GOAL: Write the data out again, exactly as given.

** START SUPPLIED DATA **

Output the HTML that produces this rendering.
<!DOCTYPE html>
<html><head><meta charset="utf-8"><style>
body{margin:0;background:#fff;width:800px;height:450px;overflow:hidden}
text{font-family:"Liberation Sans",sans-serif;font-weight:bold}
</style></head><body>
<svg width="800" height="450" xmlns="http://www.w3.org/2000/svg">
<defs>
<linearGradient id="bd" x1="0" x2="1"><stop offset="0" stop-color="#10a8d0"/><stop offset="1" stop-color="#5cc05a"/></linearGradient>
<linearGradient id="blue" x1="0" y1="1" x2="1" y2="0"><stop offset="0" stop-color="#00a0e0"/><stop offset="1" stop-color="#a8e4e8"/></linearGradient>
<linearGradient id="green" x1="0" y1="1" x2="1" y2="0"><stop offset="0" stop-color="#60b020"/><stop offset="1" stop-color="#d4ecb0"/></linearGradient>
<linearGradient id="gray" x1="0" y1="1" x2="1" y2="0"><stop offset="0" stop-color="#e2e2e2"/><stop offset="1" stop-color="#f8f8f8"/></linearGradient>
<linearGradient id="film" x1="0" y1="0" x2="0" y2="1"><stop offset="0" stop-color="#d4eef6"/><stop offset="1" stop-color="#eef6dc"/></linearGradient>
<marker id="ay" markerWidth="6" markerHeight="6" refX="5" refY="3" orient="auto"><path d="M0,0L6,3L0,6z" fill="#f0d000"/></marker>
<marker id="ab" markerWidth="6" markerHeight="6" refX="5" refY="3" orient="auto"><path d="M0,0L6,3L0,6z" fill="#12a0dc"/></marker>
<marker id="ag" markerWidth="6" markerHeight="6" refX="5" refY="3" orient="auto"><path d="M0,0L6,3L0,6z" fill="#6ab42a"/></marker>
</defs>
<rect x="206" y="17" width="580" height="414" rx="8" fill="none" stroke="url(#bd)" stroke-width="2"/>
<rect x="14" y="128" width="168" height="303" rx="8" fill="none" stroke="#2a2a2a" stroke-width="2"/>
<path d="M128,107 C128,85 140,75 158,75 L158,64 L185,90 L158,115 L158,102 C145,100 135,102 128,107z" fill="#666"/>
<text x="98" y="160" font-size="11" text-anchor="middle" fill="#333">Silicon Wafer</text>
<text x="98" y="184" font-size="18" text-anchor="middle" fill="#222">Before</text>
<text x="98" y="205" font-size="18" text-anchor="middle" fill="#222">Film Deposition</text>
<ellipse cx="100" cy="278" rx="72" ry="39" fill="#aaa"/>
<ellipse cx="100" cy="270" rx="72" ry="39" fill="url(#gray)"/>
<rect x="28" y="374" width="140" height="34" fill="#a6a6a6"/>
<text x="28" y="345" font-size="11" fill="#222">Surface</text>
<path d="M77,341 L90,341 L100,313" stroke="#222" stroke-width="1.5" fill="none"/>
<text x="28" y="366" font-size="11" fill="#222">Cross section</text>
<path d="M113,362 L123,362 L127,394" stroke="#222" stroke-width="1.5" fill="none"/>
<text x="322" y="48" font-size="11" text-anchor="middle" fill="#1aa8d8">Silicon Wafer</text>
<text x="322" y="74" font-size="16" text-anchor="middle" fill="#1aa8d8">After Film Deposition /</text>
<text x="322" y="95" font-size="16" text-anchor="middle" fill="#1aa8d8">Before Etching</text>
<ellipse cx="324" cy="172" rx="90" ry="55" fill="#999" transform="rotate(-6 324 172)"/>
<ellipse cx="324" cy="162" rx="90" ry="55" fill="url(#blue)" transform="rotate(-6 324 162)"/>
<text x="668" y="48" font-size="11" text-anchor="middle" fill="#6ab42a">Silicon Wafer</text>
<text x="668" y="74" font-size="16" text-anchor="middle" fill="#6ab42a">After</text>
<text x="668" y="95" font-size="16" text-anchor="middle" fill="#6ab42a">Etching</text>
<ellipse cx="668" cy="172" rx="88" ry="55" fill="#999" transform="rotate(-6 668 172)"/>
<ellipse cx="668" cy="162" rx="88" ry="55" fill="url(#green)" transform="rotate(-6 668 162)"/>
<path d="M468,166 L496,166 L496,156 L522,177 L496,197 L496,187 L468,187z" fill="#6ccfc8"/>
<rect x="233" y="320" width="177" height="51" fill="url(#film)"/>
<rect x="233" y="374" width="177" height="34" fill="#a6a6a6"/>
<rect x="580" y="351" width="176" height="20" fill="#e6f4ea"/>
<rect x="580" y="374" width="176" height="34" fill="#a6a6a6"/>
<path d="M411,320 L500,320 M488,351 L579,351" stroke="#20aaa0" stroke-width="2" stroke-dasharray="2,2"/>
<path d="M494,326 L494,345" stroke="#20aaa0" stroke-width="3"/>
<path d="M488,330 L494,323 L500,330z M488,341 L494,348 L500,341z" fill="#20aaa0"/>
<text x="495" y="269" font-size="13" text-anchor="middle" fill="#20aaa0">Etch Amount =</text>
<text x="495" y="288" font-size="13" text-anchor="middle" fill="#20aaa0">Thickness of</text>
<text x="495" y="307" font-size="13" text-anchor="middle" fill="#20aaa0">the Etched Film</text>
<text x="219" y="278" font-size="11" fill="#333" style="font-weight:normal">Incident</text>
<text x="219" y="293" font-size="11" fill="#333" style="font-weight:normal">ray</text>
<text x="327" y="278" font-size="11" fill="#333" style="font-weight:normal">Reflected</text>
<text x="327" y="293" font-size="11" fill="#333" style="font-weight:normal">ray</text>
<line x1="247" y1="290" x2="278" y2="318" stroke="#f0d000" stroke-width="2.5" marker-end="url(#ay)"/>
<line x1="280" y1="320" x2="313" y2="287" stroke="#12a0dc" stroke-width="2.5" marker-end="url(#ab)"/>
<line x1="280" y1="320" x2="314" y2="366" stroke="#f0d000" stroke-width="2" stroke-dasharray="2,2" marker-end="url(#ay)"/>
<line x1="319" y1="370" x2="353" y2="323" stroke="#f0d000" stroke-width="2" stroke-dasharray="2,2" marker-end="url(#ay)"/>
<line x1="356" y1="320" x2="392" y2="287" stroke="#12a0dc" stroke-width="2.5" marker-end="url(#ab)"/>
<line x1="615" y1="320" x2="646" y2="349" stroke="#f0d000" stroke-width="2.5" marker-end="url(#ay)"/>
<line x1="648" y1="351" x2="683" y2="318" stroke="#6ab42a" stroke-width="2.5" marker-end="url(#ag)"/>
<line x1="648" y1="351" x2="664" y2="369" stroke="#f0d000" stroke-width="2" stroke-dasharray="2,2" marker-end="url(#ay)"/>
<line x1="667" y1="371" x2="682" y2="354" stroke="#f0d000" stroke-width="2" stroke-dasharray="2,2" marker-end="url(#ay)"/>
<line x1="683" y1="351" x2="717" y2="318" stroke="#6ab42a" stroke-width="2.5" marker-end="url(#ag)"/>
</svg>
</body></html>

** END SUPPLIED DATA **

ANSWER TO THIS TASK:
Output the HTML that produces this rendering.
<!DOCTYPE html>
<html><head><meta charset="utf-8"><style>
body{margin:0;background:#fff;width:800px;height:450px;overflow:hidden}
text{font-family:"Liberation Sans",sans-serif;font-weight:bold}
</style></head><body>
<svg width="800" height="450" xmlns="http://www.w3.org/2000/svg">
<defs>
<linearGradient id="bd" x1="0" x2="1"><stop offset="0" stop-color="#10a8d0"/><stop offset="1" stop-color="#5cc05a"/></linearGradient>
<linearGradient id="blue" x1="0" y1="1" x2="1" y2="0"><stop offset="0" stop-color="#00a0e0"/><stop offset="1" stop-color="#a8e4e8"/></linearGradient>
<linearGradient id="green" x1="0" y1="1" x2="1" y2="0"><stop offset="0" stop-color="#60b020"/><stop offset="1" stop-color="#d4ecb0"/></linearGradient>
<linearGradient id="gray" x1="0" y1="1" x2="1" y2="0"><stop offset="0" stop-color="#e2e2e2"/><stop offset="1" stop-color="#f8f8f8"/></linearGradient>
<linearGradient id="film" x1="0" y1="0" x2="0" y2="1"><stop offset="0" stop-color="#d4eef6"/><stop offset="1" stop-color="#eef6dc"/></linearGradient>
<marker id="ay" markerWidth="6" markerHeight="6" refX="5" refY="3" orient="auto"><path d="M0,0L6,3L0,6z" fill="#f0d000"/></marker>
<marker id="ab" markerWidth="6" markerHeight="6" refX="5" refY="3" orient="auto"><path d="M0,0L6,3L0,6z" fill="#12a0dc"/></marker>
<marker id="ag" markerWidth="6" markerHeight="6" refX="5" refY="3" orient="auto"><path d="M0,0L6,3L0,6z" fill="#6ab42a"/></marker>
</defs>
<rect x="206" y="17" width="580" height="414" rx="8" fill="none" stroke="url(#bd)" stroke-width="2"/>
<rect x="14" y="128" width="168" height="303" rx="8" fill="none" stroke="#2a2a2a" stroke-width="2"/>
<path d="M128,107 C128,85 140,75 158,75 L158,64 L185,90 L158,115 L158,102 C145,100 135,102 128,107z" fill="#666"/>
<text x="98" y="160" font-size="11" text-anchor="middle" fill="#333">Silicon Wafer</text>
<text x="98" y="184" font-size="18" text-anchor="middle" fill="#222">Before</text>
<text x="98" y="205" font-size="18" text-anchor="middle" fill="#222">Film Deposition</text>
<ellipse cx="100" cy="278" rx="72" ry="39" fill="#aaa"/>
<ellipse cx="100" cy="270" rx="72" ry="39" fill="url(#gray)"/>
<rect x="28" y="374" width="140" height="34" fill="#a6a6a6"/>
<text x="28" y="345" font-size="11" fill="#222">Surface</text>
<path d="M77,341 L90,341 L100,313" stroke="#222" stroke-width="1.5" fill="none"/>
<text x="28" y="366" font-size="11" fill="#222">Cross section</text>
<path d="M113,362 L123,362 L127,394" stroke="#222" stroke-width="1.5" fill="none"/>
<text x="322" y="48" font-size="11" text-anchor="middle" fill="#1aa8d8">Silicon Wafer</text>
<text x="322" y="74" font-size="16" text-anchor="middle" fill="#1aa8d8">After Film Deposition /</text>
<text x="322" y="95" font-size="16" text-anchor="middle" fill="#1aa8d8">Before Etching</text>
<ellipse cx="324" cy="172" rx="90" ry="55" fill="#999" transform="rotate(-6 324 172)"/>
<ellipse cx="324" cy="162" rx="90" ry="55" fill="url(#blue)" transform="rotate(-6 324 162)"/>
<text x="668" y="48" font-size="11" text-anchor="middle" fill="#6ab42a">Silicon Wafer</text>
<text x="668" y="74" font-size="16" text-anchor="middle" fill="#6ab42a">After</text>
<text x="668" y="95" font-size="16" text-anchor="middle" fill="#6ab42a">Etching</text>
<ellipse cx="668" cy="172" rx="88" ry="55" fill="#999" transform="rotate(-6 668 172)"/>
<ellipse cx="668" cy="162" rx="88" ry="55" fill="url(#green)" transform="rotate(-6 668 162)"/>
<path d="M468,166 L496,166 L496,156 L522,177 L496,197 L496,187 L468,187z" fill="#6ccfc8"/>
<rect x="233" y="320" width="177" height="51" fill="url(#film)"/>
<rect x="233" y="374" width="177" height="34" fill="#a6a6a6"/>
<rect x="580" y="351" width="176" height="20" fill="#e6f4ea"/>
<rect x="580" y="374" width="176" height="34" fill="#a6a6a6"/>
<path d="M411,320 L500,320 M488,351 L579,351" stroke="#20aaa0" stroke-width="2" stroke-dasharray="2,2"/>
<path d="M494,326 L494,345" stroke="#20aaa0" stroke-width="3"/>
<path d="M488,330 L494,323 L500,330z M488,341 L494,348 L500,341z" fill="#20aaa0"/>
<text x="495" y="269" font-size="13" text-anchor="middle" fill="#20aaa0">Etch Amount =</text>
<text x="495" y="288" font-size="13" text-anchor="middle" fill="#20aaa0">Thickness of</text>
<text x="495" y="307" font-size="13" text-anchor="middle" fill="#20aaa0">the Etched Film</text>
<text x="219" y="278" font-size="11" fill="#333" style="font-weight:normal">Incident</text>
<text x="219" y="293" font-size="11" fill="#333" style="font-weight:normal">ray</text>
<text x="327" y="278" font-size="11" fill="#333" style="font-weight:normal">Reflected</text>
<text x="327" y="293" font-size="11" fill="#333" style="font-weight:normal">ray</text>
<line x1="247" y1="290" x2="278" y2="318" stroke="#f0d000" stroke-width="2.5" marker-end="url(#ay)"/>
<line x1="280" y1="320" x2="313" y2="287" stroke="#12a0dc" stroke-width="2.5" marker-end="url(#ab)"/>
<line x1="280" y1="320" x2="314" y2="366" stroke="#f0d000" stroke-width="2" stroke-dasharray="2,2" marker-end="url(#ay)"/>
<line x1="319" y1="370" x2="353" y2="323" stroke="#f0d000" stroke-width="2" stroke-dasharray="2,2" marker-end="url(#ay)"/>
<line x1="356" y1="320" x2="392" y2="287" stroke="#12a0dc" stroke-width="2.5" marker-end="url(#ab)"/>
<line x1="615" y1="320" x2="646" y2="349" stroke="#f0d000" stroke-width="2.5" marker-end="url(#ay)"/>
<line x1="648" y1="351" x2="683" y2="318" stroke="#6ab42a" stroke-width="2.5" marker-end="url(#ag)"/>
<line x1="648" y1="351" x2="664" y2="369" stroke="#f0d000" stroke-width="2" stroke-dasharray="2,2" marker-end="url(#ay)"/>
<line x1="667" y1="371" x2="682" y2="354" stroke="#f0d000" stroke-width="2" stroke-dasharray="2,2" marker-end="url(#ay)"/>
<line x1="683" y1="351" x2="717" y2="318" stroke="#6ab42a" stroke-width="2.5" marker-end="url(#ag)"/>
</svg>
</body></html>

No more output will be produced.